Saúde mental no desporto debatida em conferência

Matilde Fidalgo, Pedro Almeida e Vítor Cotovio avaliaram o impacto psicológico na performance desportiva.
Pelo segundo ano consecutivo, o Sindicato dos Jogadores associou-se à Casa de Saúde do Telhal (CST) para assinalar o Dia Mundial da Saúde Mental, que se celebra esta quinta-feira, 10 de outubro.
No âmbito desta data, foi promovida a conferência “Saúde Mental no e através do Desporto”, que contou com a participação de três oradores: a futebolista e assessora do Sindicato dos Jogadores para o futebol feminino, Matilde Fidalgo, o psicólogo do desporto Pedro Almeida e o diretor clínico da CST, Vítor Cotovio.
Os três protagonistas do debate avaliaram o impacto psicológico no rendimento desportivo dos atletas, com a internacional portuguesa Matilde Fidalgo a dar o testemunho da sua própria vivência.
“Quando fui para Inglaterra, para o Manchester City, senti pressão porque fui para um patamar superior àquele a que estava habituada e tinha de competir com jogadores de imensa qualidade. Isso interferiu com a auto perceção da minha qualidade e entrei num estado de ansiedade bastante grande. Havia alturas em que percebia que nem sempre o meu melhor chegava”, admitiu a defesa lateral.
Pedro Almeida, psicólogo do desporto e professor no ISPA, realçou que os atletas devem concentrar-se naquilo que conseguem controlar e elencou alguns fatores que podem condicionar o desempenho desportivo: “Estarmos fora do nosso país, da nossa casa, numa equipa ou com um treinador com o qual não nos relacionamos tão bem e sairmos da nossa zona de conforto não contribui para o bem-estar do atleta.”
O diretor clínico da CST, psiquiatra e psicoterapeuta, Vítor Cotovio, lembrou que determinados comportamentos dos atletas resultam do seu estado psicológico e que isso deve ser objeto de análise. “Alguns treinadores acham que são psicólogos, porque são motivadores, mas daí a acharem que podem desvalorizar o papel do psicólogo perante um atleta vai uma grande distância.”
Matilde Fidalgo corroborou esta opinião: “A minha incapacidade de perceber o que ia na cabeça do treinador causou-me algumas dificuldades nos últimos anos para poder desfrutar do jogo. Muitas vezes tinha um sentimento de bloqueio porque a ansiedade e o stress de tentar perceber o que ia na cabeça do treinador aconteceu-me com muita frequência.”

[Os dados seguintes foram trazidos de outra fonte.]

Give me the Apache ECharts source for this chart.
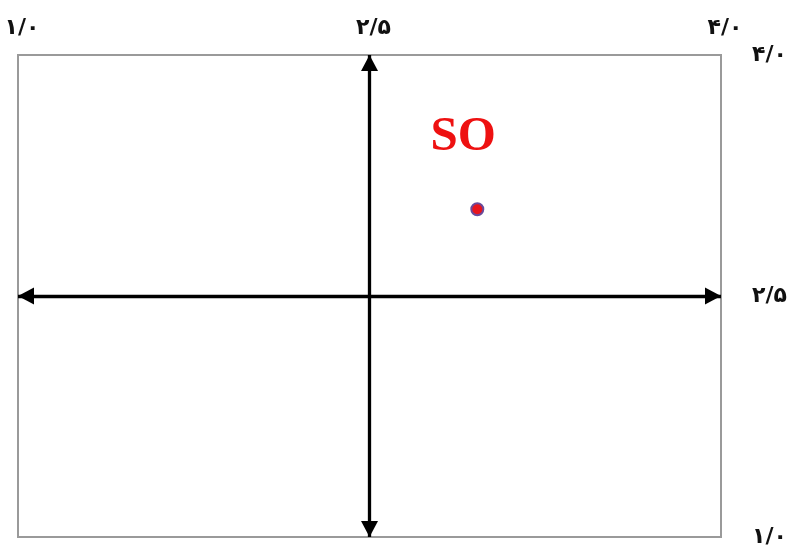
<!DOCTYPE html>
<html><head><meta charset="utf-8">
<script src="https://cdn.jsdelivr.net/npm/echarts@6/dist/echarts.min.js"></script>
<style>html,body{margin:0;padding:0;background:#fff}#c{width:790px;height:554px}</style>
</head><body><div id="c"></div>
<script>
const xTicks = [1.0, 2.5, 4.0];
const yTicks = [1.0, 2.5, 4.0];
const tickLabels = {"1": "۱/۰", "2.5": "۲/۵", "4": "۴/۰"};
const axisMin = 1.0, axisMax = 4.0;
const crossX = 2.5, crossY = 2.5;
const pointNames = ["SO"];
const pointX = [2.96];
const pointY = [3.04];

const fmt = v => tickLabels[String(+v)] || '';
const labelFont = {fontFamily: 'DejaVu Sans', fontWeight: 'bold', fontSize: 22, color: '#111'};
const arrowHead = 'path://M0,0 M0,10 L5,20 L-5,20 Z';

const chart = echarts.init(document.getElementById('c'), null, {renderer: 'canvas'});
chart.setOption({
  animation: false,
  grid: {left: 18, right: 69, top: 55, bottom: 17, outerBoundsMode: 'none', containLabel: false,
         show: true, borderColor: '#9a9a9a', borderWidth: 2, backgroundColor: '#fff'},
  xAxis: {
    type: 'value', position: 'top', min: axisMin, max: axisMax,
    axisLine: {show: false}, axisTick: {show: false}, splitLine: {show: false},
    axisLabel: Object.assign({customValues: xTicks, formatter: fmt, margin: 16, padding: [0, 0, 0, 8]}, labelFont)
  },
  yAxis: {
    type: 'value', position: 'right', min: axisMin, max: axisMax,
    axisLine: {show: false}, axisTick: {show: false}, splitLine: {show: false},
    axisLabel: Object.assign({customValues: yTicks, formatter: fmt, margin: 31, padding: [10, 0, 0, 0]}, labelFont)
  },
  series: [{
    type: 'scatter',
    data: pointX.map((x, i) => ({name: pointNames[i], value: [x, pointY[i]]})),
    symbolSize: 12,
    itemStyle: {color: '#e8141c', borderColor: '#6a4a9a', borderWidth: 2, opacity: 1},
    label: {
      show: true, formatter: '{b}', position: 'inside', offset: [-14, -72],
      fontFamily: 'Liberation Serif', fontWeight: 'bold', fontSize: 49, color: '#ee1111'
    },
    markLine: {
      silent: true, symbol: [arrowHead, arrowHead], symbolSize: [17, 32],
      lineStyle: {color: '#000', width: 3.3, type: 'solid'},
      itemStyle: {color: '#000'},
      label: {show: false},
      data: [
        [{coord: [axisMin, crossY]}, {coord: [axisMax, crossY]}],
        [{coord: [crossX, axisMin]}, {coord: [crossX, axisMax]}]
      ]
    }
  }]
});
</script></body></html>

O Sindicato dos Jogadores tem à disposição dos futebolistas uma rede de 400 psicólogos em todo o país, oferecendo as quatro primeiras consultas, dispondo de uma linha de apoio para o efeito. Matilde Fidalgo destacou a prestação deste serviço e explicou o porquê: “Os atletas não confiam nos psicólogos dos clubes, porque suspeitam que possa existir comunicação entre o psicólogo e o treinador. Este tipo de apoio deverá vir de fora, para que os jogadores se sintam mais confortáveis, e é por isso que o Sindicato tem à disposição dos jogadores uma linha para a qual podem ligar e recorrer a psicólogos independentes.”
No futebol de formação, o suporte mental torna-se ainda mais imperioso. “Nas camadas jovens, o trabalho do psicólogo tem de ser mais sistémico. Se um jovem não se sentir à vontade para falar com um psicólogo, podemos falar com as pessoas que estão à volta dele e que o possam ajudar, através de um treinador-adjunto, dos pais ou do agente. Podemos agir de forma direta ou indireta”, reforçou Pedro Almeida.
Nesta medida, Vítor Cotovio entende que os pais devem ter competências de liderança para poderem orientar os filhos da melhor forma possível: “Os pais projetam muitas expetativas nas crianças, que por sua vez querem ser reconhecidas. É fundamental que, além de pais, sejam também psicólogos dos próprios filhos.”
Jogo solidário entre ex-futebolistas e utentes da CST
Após a conferência, realizou-se um jogo de futebol solidário entre ex-futebolistas profissionais e alguns utentes da Casa de Saúde do Telhal, em Mem Martins.
Mais do que o resultado, para a história fica o espírito solidário de ex-jogadores profissionais de futebol com utentes da CST, que sofrem de perturbações mentais e que tiveram um dia bem mais animado e diferente daquilo a que estão acostumados.
Entre os ex-jogadores que se associaram a esta iniciativa solidária, estiveram presentes Bruno Basto, Anselmo, Carla Couto, João Paulo, José Carlos, Manuel José, Matilde Fidalgo, Rebelo, Tiago Pereira e Valter Onofre.